I found myself wanting to lay her out so that her legs rested gently on the ground and her head lay peacefully, as though asleep. I was quite sure that this did not matter one bit to her. But it mattered to me, and I wished that the last picture of her with which I was left was of a peaceful, sleeping death - not this mangled, strangled, picture of violence and stress.
Her coat still shown a glossy black and her muscles still gleamed, and I wanted to run my hands over her hips and legs and back. But her lips were pulled back and her tung lulled out and her legs stuck up at an awkward angle and she didn’t look like part of the wilderness at all. No hiker, stumbling into our thicket in the woods, would find her a peaceful sight and be comforted by the beauty of her body’s journey as it returned to the earth. She looked dead and there was a hole in her head and blood pooled beneath her face and gushed out of the hole as though it would never stop. And soon the bear would come and the coyotes and the wolves, maybe a mountain lion or two, and the flies and the worms, and none of this would be the graceful, gentle merging with nature that I imagined it to be.
The fact is, there is nothing graceful about a bullet in the head.
Nobody taught me how to do this kind of thing. Killing, in the city world from which I come, is a cruel thing, evil, to be shunned at all costs. Nobody told me that sometimes killing is is a kindness, or that even so, the killing itself is never kind. 
Who, in my city world, prepared me for dealing out death? Who told me that being responsible for the lives in my care would eventually mean arranging for their deaths?
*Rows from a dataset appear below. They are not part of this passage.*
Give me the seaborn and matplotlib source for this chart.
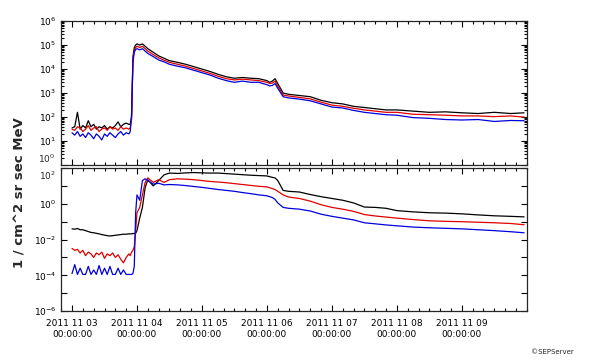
import numpy as np
import pandas as pd
import matplotlib
matplotlib.use("Agg")
import matplotlib.pyplot as plt
import matplotlib.dates as mdates
from matplotlib.ticker import FixedLocator, NullFormatter, LogLocator, NullLocator
import seaborn as sns

# hours after 2011-11-03 00:00 (shared time grid for both panels)
hours = [0, 1, 2, 3, 4, 5, 6, 7, 8, 9, 10, 11, 12, 13, 14, 15, 16, 17, 18, 19, 20, 21,
         21.5, 22, 22.5, 23, 23.5, 24, 25, 26, 27, 28, 30, 32, 34, 36, 39, 42, 45, 48,
         51, 54, 57, 60, 63, 66, 69, 72, 73, 74, 75, 76, 78, 80, 84, 88, 92, 96, 100,
         104, 108, 112, 116, 120, 126, 132, 138, 144, 150, 156, 162, 167]

# log10 of intensity, upper panel
top_black = [1.55, 1.6, 2.2, 1.5, 1.65, 1.55, 1.85, 1.6, 1.7, 1.5, 1.6, 1.55, 1.65, 1.5, 1.6, 1.55,
             1.65, 1.8, 1.6, 1.7, 1.75, 1.7,
             1.7, 2.0, 4.5, 4.9, 5.0, 5.05, 5.0, 5.05, 4.95, 4.85, 4.7, 4.55, 4.45, 4.35, 4.28,
             4.2, 4.1, 4.0, 3.9, 3.78, 3.68, 3.62, 3.65, 3.62, 3.6, 3.52, 3.45, 3.5, 3.6, 3.4,
             3.0, 2.95, 2.9, 2.85, 2.7, 2.6, 2.55, 2.45, 2.4, 2.35, 2.3, 2.3, 2.25, 2.2, 2.22,
             2.18, 2.15, 2.2, 2.15, 2.18]
top_red = [1.5, 1.45, 1.6, 1.55, 1.4, 1.5, 1.65, 1.45, 1.55, 1.6, 1.4, 1.5, 1.55, 1.45, 1.6, 1.5,
           1.55, 1.45, 1.6, 1.5, 1.55, 1.5,
           1.55, 1.9, 4.4, 4.8, 4.9, 4.95, 4.9, 4.95, 4.85, 4.75, 4.6, 4.47, 4.37, 4.28, 4.2,
           4.12, 4.02, 3.92, 3.82, 3.7, 3.6, 3.55, 3.58, 3.55, 3.52, 3.45, 3.4, 3.42, 3.5, 3.3,
           2.92, 2.88, 2.82, 2.76, 2.62, 2.5, 2.45, 2.37, 2.3, 2.25, 2.2, 2.2, 2.12, 2.1, 2.08,
           2.05, 2.05, 2.02, 2.05, 2.0]
top_blue = [1.35, 1.25, 1.4, 1.2, 1.3, 1.15, 1.35, 1.25, 1.1, 1.3, 1.2, 1.05, 1.3, 1.2, 1.35, 1.25,
            1.15, 1.3, 1.4, 1.25, 1.35, 1.3,
            1.4, 2.15, 4.3, 4.7, 4.82, 4.85, 4.8, 4.85, 4.75, 4.65, 4.52, 4.38, 4.3, 4.2, 4.12,
            4.05, 3.95, 3.85, 3.75, 3.62, 3.52, 3.45, 3.5, 3.45, 3.45, 3.35, 3.3, 3.32, 3.4, 3.2,
            2.85, 2.8, 2.75, 2.68, 2.55, 2.42, 2.38, 2.28, 2.2, 2.15, 2.1, 2.08, 1.98, 1.95, 1.9,
            1.88, 1.9, 1.82, 1.86, 1.85]

# log10 of intensity, lower panel
bot_black = [-1.4, -1.42, -1.38, -1.45, -1.45, -1.5, -1.55, -1.6, -1.62, -1.65, -1.68, -1.72,
             -1.75, -1.78, -1.8, -1.78, -1.76, -1.74, -1.72, -1.7, -1.7, -1.68,
             -1.68, -1.68, -1.66, -1.66, -1.65, -1.5, -0.8, -0.2, 0.9, 1.35, 1.0, 1.3, 1.62,
             1.72, 1.7, 1.73, 1.75, 1.73, 1.72, 1.72, 1.69, 1.66, 1.63, 1.6, 1.58, 1.56, 1.52,
             1.48, 1.45, 1.3, 0.75, 0.7, 0.66, 0.52, 0.4, 0.3, 0.2, 0.05, -0.18, -0.2, -0.25,
             -0.38, -0.45, -0.5, -0.52, -0.56, -0.62, -0.67, -0.7, -0.73]
bot_red = [-2.5, -2.6, -2.55, -2.75, -2.6, -2.9, -2.7, -2.8, -3.0, -2.75, -2.85, -2.7, -3.05,
           -2.8, -2.9, -2.75, -3.0, -2.85, -3.1, -3.3, -3.0, -2.8,
           -2.9, -2.7, -2.6, -2.4, -1.5, -0.5, -0.2, 0.5, 1.2, 1.45, 1.2, 1.35, 1.2, 1.35, 1.4,
           1.38, 1.35, 1.3, 1.25, 1.22, 1.18, 1.13, 1.08, 1.03, 0.98, 0.95, 0.9, 0.85, 0.8, 0.7,
           0.5, 0.38, 0.3, 0.15, -0.05, -0.2, -0.3, -0.42, -0.6, -0.68, -0.74, -0.8, -0.88,
           -0.95, -0.98, -1.0, -1.03, -1.06, -1.1, -1.17]
bot_blue = [-3.9, -3.4, -3.95, -3.6, -3.95, -3.95, -3.5, -3.95, -3.7, -3.95, -3.45, -3.95, -3.6,
            -3.95, -3.5, -3.95, -3.95, -3.6, -3.95, -3.7, -3.95, -3.95,
            -3.95, -3.95, -3.9, -3.5, -0.5, 0.5, 0.2, 1.3, 1.4, 1.3, 1.1, 1.15, 1.06, 1.08,
            1.06, 1.02, 0.97, 0.92, 0.86, 0.8, 0.75, 0.7, 0.63, 0.57, 0.5, 0.45, 0.4, 0.35,
            0.25, 0.05, -0.2, -0.25, -0.3, -0.4, -0.58, -0.7, -0.8, -0.9, -1.06, -1.12, -1.18,
            -1.23, -1.3, -1.34, -1.37, -1.4, -1.45, -1.5, -1.56, -1.62]

day_labels = ["2011 11 03", "2011 11 04", "2011 11 05", "2011 11 06",
              "2011 11 07", "2011 11 08", "2011 11 09"]
ylabel = "1 / cm^2 sr sec MeV"

t0 = pd.Timestamp("2011-11-03 00:00:00")
times = t0 + pd.to_timedelta(hours, unit="h")


def long_frame(black, red, blue):
    parts = []
    for name, vals in [("black", black), ("red", red), ("blue", blue)]:
        parts.append(pd.DataFrame({"time": times, "flux": 10 ** np.array(vals), "ch": name}))
    return pd.concat(parts, ignore_index=True)


sns.set_style("ticks")
plt.rcParams["font.family"] = ["DejaVu Sans"]

fig = plt.figure(figsize=(6.0, 3.63), dpi=100)
ax1 = fig.add_axes([0.102, 0.545, 0.776, 0.397])
ax2 = fig.add_axes([0.102, 0.143, 0.776, 0.394])

palette = {"black": "black", "red": "#e00000", "blue": "#0000dd"}
for ax, df in [(ax1, long_frame(top_black, top_red, top_blue)),
               (ax2, long_frame(bot_black, bot_red, bot_blue))]:
    sns.lineplot(data=df, x="time", y="flux", hue="ch", palette=palette, estimator=None,
                 linewidth=0.9, legend=False, ax=ax)
    ax.set_yscale("log")
    ax.set_xlim(t0 - pd.Timedelta(hours=4), t0 + pd.Timedelta(days=7))
    ax.set_xlabel("")
    ax.set_ylabel("")
    ax.xaxis.set_major_locator(FixedLocator(mdates.date2num(
        [t0 + pd.Timedelta(days=d) for d in range(7)])))
    ax.xaxis.set_minor_locator(mdates.HourLocator(byhour=[0, 4, 8, 12, 16, 20]))
    ax.tick_params(which="both", direction="in", top=True, right=True, width=0.8,
                   labelsize=6.5, colors="black")
    ax.tick_params(which="major", length=4)
    ax.tick_params(which="minor", length=2)
    for s in ax.spines.values():
        s.set_linewidth(0.9)

# upper panel axis (bottom label 10^0 placed by hand further down)
top_exps = list(range(0, 7))
ax1.set_ylim(1, 1e6)
ax1.yaxis.set_major_locator(FixedLocator([10.0 ** e for e in top_exps]))
ax1.set_yticklabels(["" if e == 0 else "$10^{%d}$" % e for e in top_exps])
ax1.yaxis.set_minor_locator(LogLocator(base=10, subs=np.arange(2, 10), numticks=10))
ax1.yaxis.set_minor_formatter(NullFormatter())
ax1.xaxis.set_major_formatter(NullFormatter())

# lower panel axis: tick each decade, label every other decade
bot_exps = list(range(-6, 3))
ax2.set_ylim(1e-6, 1e2)
ax2.yaxis.set_major_locator(FixedLocator([10.0 ** e for e in bot_exps]))
ax2.set_yticklabels(["$10^{%d}$" % e if (e % 2 == 0 and e < 2) else "" for e in bot_exps])
ax2.yaxis.set_minor_locator(NullLocator())
ax2.set_xticklabels([d + "\n00:00:00" for d in day_labels])
ax2.tick_params(axis="x", which="major", pad=6)

# the two labels at the panel seam overlap in the original; keep them just apart
ax1.text(-0.012, 0.0, "$10^{0}$", transform=ax1.transAxes, ha="right", va="bottom",
         fontsize=6.5)
ax2.text(-0.012, 0.99, "$10^{2}$", transform=ax2.transAxes, ha="right", va="top",
         fontsize=6.5)

fig.text(0.033, 0.47, ylabel, rotation=90, ha="center", va="center",
         fontsize=9.5, fontweight="bold")
fig.text(0.885, 0.03, "\u00a9SEPServer", fontsize=5, ha="left", va="center")

fig.savefig("out.png", dpi=100)
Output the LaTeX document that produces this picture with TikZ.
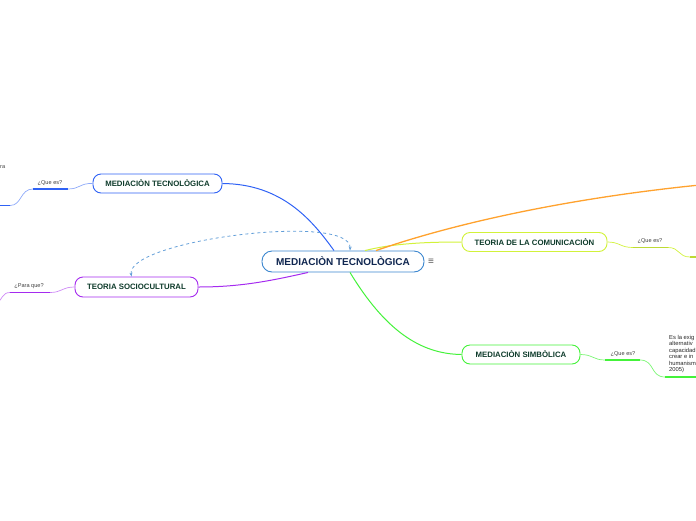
\documentclass[tikz,border=0pt]{standalone}
\usepackage{fontspec}
\setmainfont{Liberation Sans}
\usetikzlibrary{arrows.meta,positioning,calc}
\definecolor{mcentral}{HTML}{3B86CF}
\definecolor{mnavy}{HTML}{0F2650}
\definecolor{mtext}{HTML}{0E3B2B}
\definecolor{mblue}{HTML}{2F62F5}
\definecolor{mpurple}{HTML}{A52BEF}
\definecolor{myellow}{HTML}{D2F23A}
\definecolor{morange}{HTML}{FFA22E}
\definecolor{mgreen}{HTML}{44F23A}

\begin{document}
\begin{tikzpicture}[x=1pt,y=-1pt,
  topic/.style={draw, fill=white, rounded corners=8pt, line width=0.9pt, text=mtext,
    font=\bfseries\fontsize{7.8}{9}\selectfont, minimum height=19pt, inner sep=0pt},
  lbl/.style={font=\fontsize{5.6}{6}\selectfont, text=black!75, inner sep=0pt}]
 \useasboundingbox (0,0) rectangle (696,520);
 \clip (0,0) rectangle (696,520);
 % central topic
 \node[draw=mcentral, fill=white, rounded corners=10pt, line width=0.9pt, text=mnavy,
   font=\bfseries\fontsize{10}{12}\selectfont, minimum width=162pt, minimum height=21pt,
   inner sep=0pt] (c) at (343,261.5) {MEDIACIÒN TECNOLÒGICA};
 \node[text=black!65, font=\fontsize{10}{10}\selectfont] (menu) at (431,262) {≡};
 % main branches
 \node[topic, draw=mblue, minimum width=129pt] (mt) at (157.5,183.5) {MEDIACIÒN TECNOLÒGICA};
 \node[topic, draw=mpurple, minimum width=123pt, minimum height=20pt] (sc) at (136.5,287) {TEORIA SOCIOCULTURAL};
 \node[topic, draw=myellow, minimum width=145pt] (tc) at (534.5,242) {TEORIA DE LA COMUNICACIÒN};
 \node[topic, draw=mgreen, minimum width=118pt] (ms) at (521,354.5) {MEDIACIÒN SIMBÒLICA};
 \draw[mblue, line width=1pt] ($(c.north)+(-9,0)$) .. controls (312,220) and (282,184) .. (mt.east);
 \draw[mpurple, line width=1pt] ($(c.south)+(-35,0)$) .. controls (270,281) and (240,287) .. (sc.east);
 \draw[myellow, line width=1pt] ($(c.north)+(22,0)$) .. controls (395,243) and (430,242) .. (tc.west);
 \draw[mgreen, line width=1pt] ($(c.south)+(7,0)$) .. controls (385,330) and (420,354) .. (ms.west);
 \coordinate (oend) at (700,185);
 \draw[morange, line width=1.3pt] ($(c.north)+(33,0)$) .. controls (470,218) and (590,196) .. (oend);
 \draw[mcentral!80, dashed, line width=0.8pt, {Stealth[length=4pt]}-{Stealth[length=4pt]}]
   ($(sc.north)+(-5,0)$) .. controls (126,240) and (352,212) .. ($(c.north)+(7,0)$);
 % sub branches
 \node[lbl] (q1) at (50,183) {¿Que es?};
 \coordinate (q1l) at (33,189); \coordinate (q1r) at (68,189); \coordinate (q1e) at (10,205.5);
 \draw[mblue!55, line width=0.7pt] (mt.west) .. controls (80,183) and (80,189) .. (q1r);
 \draw[mblue!55, line width=0.7pt] (q1l) .. controls (20,189) and (22,205.5) .. (q1e);
 \draw[mblue, line width=1.5pt] (q1l) -- (q1r);
 \draw[mblue, line width=1.5pt] (q1e) -- ++(-12,0);
 \node[lbl, anchor=base west] (frag) at (0,168) {ra};

 \node[lbl] (q2) at (29,286) {¿Para que?};
 \coordinate (q2l) at (10,292.5); \coordinate (q2r) at (50,292.5); \coordinate (q2e) at (-2,302);
 \draw[mpurple!55, line width=0.7pt] (sc.west) .. controls (62,287) and (62,292.5) .. (q2r);
 \draw[mpurple!55, line width=0.7pt] (q2l) .. controls (2,292.5) and (2,300) .. (q2e);
 \draw[mpurple, line width=1.5pt] (q2l) -- (q2r);

 \node[lbl] (q3) at (650,241) {¿Que es?};
 \coordinate (q3l) at (633,247.5); \coordinate (q3r) at (668,247.5); \coordinate (q3e) at (690,257);
 \draw[myellow, line width=0.7pt] (tc.east) .. controls (620,242) and (620,247.5) .. (q3l);
 \draw[myellow, line width=0.7pt] (q3r) .. controls (680,247.5) and (678,257) .. (q3e);
 \draw[myellow!90!black, line width=1.5pt] (q3l) -- (q3r);
 \draw[myellow!90!black, line width=1.5pt] (q3e) -- ++(12,0);

 \node[lbl] (q4) at (623,354) {¿Que es?};
 \coordinate (q4l) at (605,360); \coordinate (q4r) at (640,360); \coordinate (q4e) at (665,377);
 \draw[mgreen!70, line width=0.7pt] (ms.east) .. controls (593,354.5) and (593,360) .. (q4l);
 \draw[mgreen!70, line width=0.7pt] (q4r) .. controls (655,360) and (650,377) .. (q4e);
 \draw[mgreen, line width=1.5pt] (q4l) -- (q4r);
 \draw[mgreen, line width=1.5pt] (q4e) -- ++(35,0);
 \node[lbl, anchor=north west, align=left, font=\fontsize{5.8}{6.4}\selectfont, text=black!85]
   (def) at (669,335) {Es la exig\\alternativ\\capacidad\\crear e in\\humanism\\2005)};
\end{tikzpicture}
\end{document}
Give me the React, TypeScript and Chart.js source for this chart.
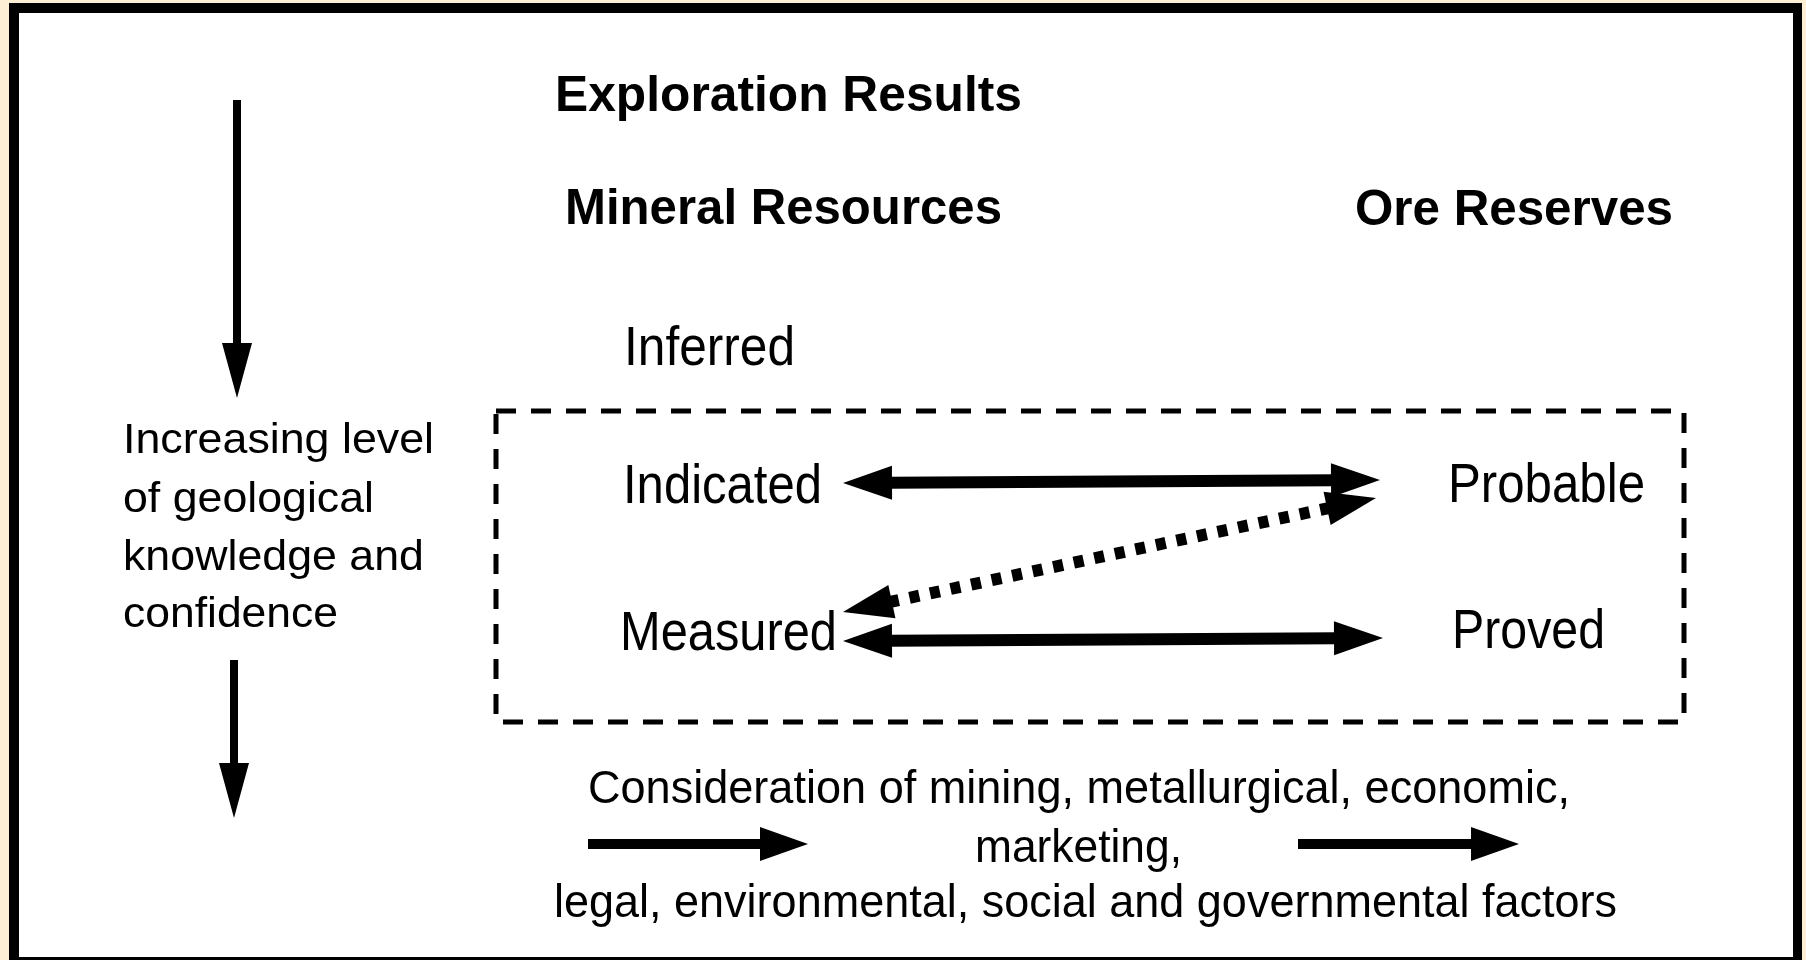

Who warned me that a gun, bought for protection, would be used to kill a thing I loved because it was my job to see that she could die?
Stormy was in pain. She had rallied and recovered many times. It was clear to me that she would not recover again. My horse, the dear, quiet girl with the long face and sleek black body, who never refused a person’s request but ruled the other horses without a second thought, was at the end of the life she was meant to live. For years she graced my pastures, raised my weanling foals, and ate the food that I provided. Now she couldn’t walk without pain. She had stopped leaving the barn to find food. She wouldn’t graze, she was hardly willing to walk twenty feet to drink water anymore. In the wild she would have been left behind long ago, taken down by an animal that was younger, stronger, at the beginning of its time to live. But this old girl was not in the wild. She was in my care.  She had long ago made the deal with my kind that she would obey and serve, in return, would provide for her that which she needed but could not provide for herself. And today the thing she needed but could not provide for herself was death.
She stared at me when I came into her stall, big eyes calm and deep, looked right into me, and waited for me to do for her what she couldn’t do for herself. And so I did the thing that was mine to do. I slipped the halter over her head and whispered to her quietly while I stroked her neck and scratched her ears. Then I led her to a trailer and drove her to the woods and I shot her in the head. I left her body for the wolves and bears to eat and I went home and cleaned my gun.

2 comments:

Aud said...

I am so impressed with this post....it should be published in print. Have you thought of submitting it to some horse/farm/ranch type publications?

Christie said...

I gave up trying to publish my writing a while ago because the writing itself takes so much energy, I just didn't seem to have enough left to make sense of the submissions process. But maybe its time to try again. This piece might be the place to start.